PROBLEM DETAILS
Reproduce every line of the listing as written, apart from the pictures.

AVAILABLE DATA
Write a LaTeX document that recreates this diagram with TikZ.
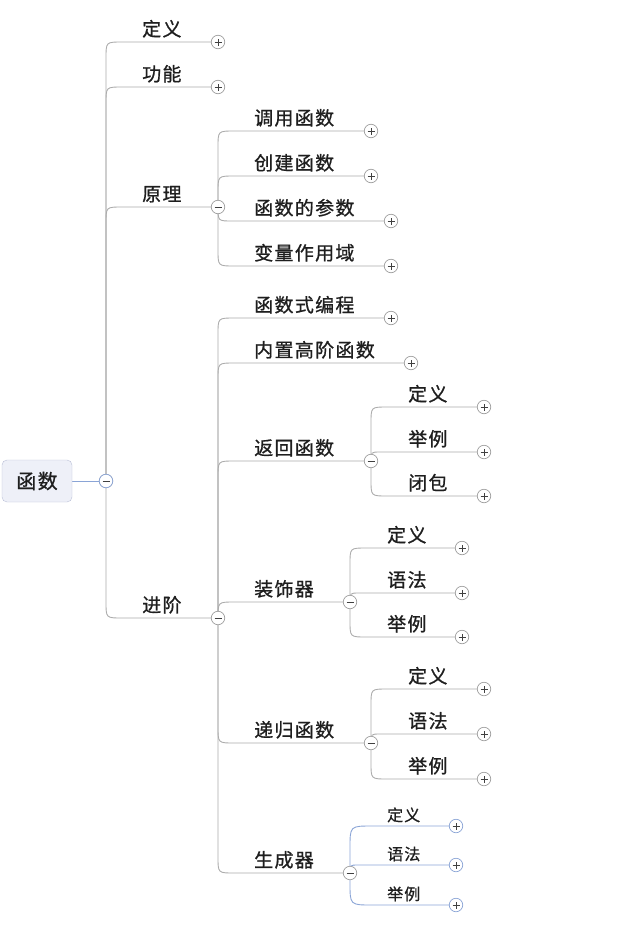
\documentclass[tikz,border=0pt]{standalone}
\usepackage{fontspec}
\newfontfamily\cjk[LetterSpace=7,FakeBold=0.9]{Noto Sans CJK SC}
\usetikzlibrary{calc,backgrounds}
\definecolor{linegray}{HTML}{ABABAB}
\definecolor{lineblue}{HTML}{8AA4D6}
\definecolor{boxfill}{HTML}{EEF0F8}
\definecolor{boxdraw}{HTML}{B9BED6}
\definecolor{textdark}{HTML}{1E1E1E}

\begin{document}
\begin{tikzpicture}
  [x=1pt,y=-1pt,
   every node/.style={font=\cjk\fontsize{19}{19}\selectfont,text=textdark},
   topic/.style={anchor=base west,inner sep=0pt},
   small/.style={font=\cjk\fontsize{16}{16}\selectfont},
   rootbox/.style={draw=boxdraw,fill=boxfill,rounded corners=5pt,minimum width=70pt,minimum height=42pt,font=\cjk\fontsize{20}{20}\selectfont},
   knob/.style={circle,draw=gray!75,fill=white,minimum size=13.5pt,inner sep=0pt,line width=.7pt},
   minus/.style={knob,path picture={\draw[black!75,line width=.8pt] ([xshift=-3.5pt]path picture bounding box.center) -- ([xshift=3.5pt]path picture bounding box.center);}},
   plus/.style={knob,path picture={\draw[black!75,line width=.8pt] ([xshift=-3.5pt]path picture bounding box.center) -- ([xshift=3.5pt]path picture bounding box.center) ([yshift=-3.5pt]path picture bounding box.center) -- ([yshift=3.5pt]path picture bounding box.center);}},
   link/.style={draw=linegray,line width=.9pt},
   bluelink/.style={draw=lineblue,line width=.9pt},
   branch/.style={to path={let \p1=(\tikztostart),\p2=(\tikztotarget),\n1={min(#1,abs(\y2-\y1))},\n2={(\y2>\y1)*2-1} in -- (\x1,\y2-\n2*\n1) .. controls (\x1,\y2) .. (\x1+\n1,\y2) -- (\p2)}},
   branch/.default=16pt]
  \useasboundingbox (0,0) rectangle (623,930);

  \node[rootbox] (root) at (37,481) {函数};

  % collapse markers
  \foreach \n/\x/\y in {0/106/481, a3/218/207, a4/218/618, c3/371/461, c4/350/602, c5/371/743, c6/350/873}
    \node[minus] (k\n) at (\x,\y) {};
  \node[minus,draw=lineblue] at (k0) {};
  \foreach \n/\x/\y in {a1/218/42, a2/218/87, b1/371/131, b2/371/176, b3/391/221, b4/391/266,
                        c1/391/318, c2/411/363, d1/484/407, d2/484/452, d3/484/496,
                        e1/462/548, e2/462/593, e3/462/637, f1/484/689, f2/484/734, f3/484/779}
    \node[plus] (k\n) at (\x,\y) {};
  \foreach \n/\x/\y in {g1/456/826, g2/456/865, g3/456/905}
    \node[plus,draw=lineblue] (k\n) at (\x,\y) {};

  % topics
  \foreach \n/\x/\y/\t in {a1/142/42/定义, a2/142/87/功能, a3/142/207/原理, a4/142/618/进阶,
                           b1/254/131/调用函数, b2/254/176/创建函数, b3/254/221/函数的参数, b4/254/266/变量作用域,
                           c1/254/318/函数式编程, c2/254/363/内置高阶函数, c3/254/461/返回函数,
                           c4/254/602/装饰器, c5/254/743/递归函数, c6/254/873/生成器,
                           d1/408/407/定义, d2/408/452/举例, d3/408/496/闭包,
                           e1/387/548/定义, e2/387/593/语法, e3/387/637/举例,
                           f1/408/689/定义, f2/408/734/语法, f3/408/779/举例}
    \node[topic] (t\n) at (\x,\y-6) {\t};
  \foreach \n/\y/\t in {g1/826/定义, g2/865/语法, g3/905/举例}
    \node[topic,small] (t\n) at (387,\y-5) {\t};

  \begin{scope}[on background layer]
    \draw[bluelink] (root) -- (k0);
    \foreach \from/\to in {k0/ka1, k0/ka2, k0/ka3, k0/ka4,
                           ka3/kb1, ka3/kb2, ka3/kb3, ka3/kb4,
                           ka4/kc1, ka4/kc2, ka4/kc3, ka4/kc4, ka4/kc5, ka4/kc6,
                           kc3/kd1, kc3/kd2, kc3/kd3, kc4/ke1, kc4/ke2, kc4/ke3,
                           kc5/kf1, kc5/kf2, kc5/kf3}
      \draw[link] (\from.center) to[branch] (\to.center);
    \foreach \to in {kg1, kg2, kg3}
      \draw[bluelink] (kc6.center) to[branch=22pt] (\to.center);
  \end{scope}
\end{tikzpicture}
\end{document}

WORKED ANSWER
Write a LaTeX document that recreates this diagram with TikZ.
\documentclass[tikz,border=0pt]{standalone}
\usepackage{fontspec}
\newfontfamily\cjk[LetterSpace=7,FakeBold=0.9]{Noto Sans CJK SC}
\usetikzlibrary{calc,backgrounds}
\definecolor{linegray}{HTML}{ABABAB}
\definecolor{lineblue}{HTML}{8AA4D6}
\definecolor{boxfill}{HTML}{EEF0F8}
\definecolor{boxdraw}{HTML}{B9BED6}
\definecolor{textdark}{HTML}{1E1E1E}

\begin{document}
\begin{tikzpicture}
  [x=1pt,y=-1pt,
   every node/.style={font=\cjk\fontsize{19}{19}\selectfont,text=textdark},
   topic/.style={anchor=base west,inner sep=0pt},
   small/.style={font=\cjk\fontsize{16}{16}\selectfont},
   rootbox/.style={draw=boxdraw,fill=boxfill,rounded corners=5pt,minimum width=70pt,minimum height=42pt,font=\cjk\fontsize{20}{20}\selectfont},
   knob/.style={circle,draw=gray!75,fill=white,minimum size=13.5pt,inner sep=0pt,line width=.7pt},
   minus/.style={knob,path picture={\draw[black!75,line width=.8pt] ([xshift=-3.5pt]path picture bounding box.center) -- ([xshift=3.5pt]path picture bounding box.center);}},
   plus/.style={knob,path picture={\draw[black!75,line width=.8pt] ([xshift=-3.5pt]path picture bounding box.center) -- ([xshift=3.5pt]path picture bounding box.center) ([yshift=-3.5pt]path picture bounding box.center) -- ([yshift=3.5pt]path picture bounding box.center);}},
   link/.style={draw=linegray,line width=.9pt},
   bluelink/.style={draw=lineblue,line width=.9pt},
   branch/.style={to path={let \p1=(\tikztostart),\p2=(\tikztotarget),\n1={min(#1,abs(\y2-\y1))},\n2={(\y2>\y1)*2-1} in -- (\x1,\y2-\n2*\n1) .. controls (\x1,\y2) .. (\x1+\n1,\y2) -- (\p2)}},
   branch/.default=16pt]
  \useasboundingbox (0,0) rectangle (623,930);

  \node[rootbox] (root) at (37,481) {函数};

  % collapse markers
  \foreach \n/\x/\y in {0/106/481, a3/218/207, a4/218/618, c3/371/461, c4/350/602, c5/371/743, c6/350/873}
    \node[minus] (k\n) at (\x,\y) {};
  \node[minus,draw=lineblue] at (k0) {};
  \foreach \n/\x/\y in {a1/218/42, a2/218/87, b1/371/131, b2/371/176, b3/391/221, b4/391/266,
                        c1/391/318, c2/411/363, d1/484/407, d2/484/452, d3/484/496,
                        e1/462/548, e2/462/593, e3/462/637, f1/484/689, f2/484/734, f3/484/779}
    \node[plus] (k\n) at (\x,\y) {};
  \foreach \n/\x/\y in {g1/456/826, g2/456/865, g3/456/905}
    \node[plus,draw=lineblue] (k\n) at (\x,\y) {};

  % topics
  \foreach \n/\x/\y/\t in {a1/142/42/定义, a2/142/87/功能, a3/142/207/原理, a4/142/618/进阶,
                           b1/254/131/调用函数, b2/254/176/创建函数, b3/254/221/函数的参数, b4/254/266/变量作用域,
                           c1/254/318/函数式编程, c2/254/363/内置高阶函数, c3/254/461/返回函数,
                           c4/254/602/装饰器, c5/254/743/递归函数, c6/254/873/生成器,
                           d1/408/407/定义, d2/408/452/举例, d3/408/496/闭包,
                           e1/387/548/定义, e2/387/593/语法, e3/387/637/举例,
                           f1/408/689/定义, f2/408/734/语法, f3/408/779/举例}
    \node[topic] (t\n) at (\x,\y-6) {\t};
  \foreach \n/\y/\t in {g1/826/定义, g2/865/语法, g3/905/举例}
    \node[topic,small] (t\n) at (387,\y-5) {\t};

  \begin{scope}[on background layer]
    \draw[bluelink] (root) -- (k0);
    \foreach \from/\to in {k0/ka1, k0/ka2, k0/ka3, k0/ka4,
                           ka3/kb1, ka3/kb2, ka3/kb3, ka3/kb4,
                           ka4/kc1, ka4/kc2, ka4/kc3, ka4/kc4, ka4/kc5, ka4/kc6,
                           kc3/kd1, kc3/kd2, kc3/kd3, kc4/ke1, kc4/ke2, kc4/ke3,
                           kc5/kf1, kc5/kf2, kc5/kf3}
      \draw[link] (\from.center) to[branch] (\to.center);
    \foreach \to in {kg1, kg2, kg3}
      \draw[bluelink] (kc6.center) to[branch=22pt] (\to.center);
  \end{scope}
\end{tikzpicture}
\end{document}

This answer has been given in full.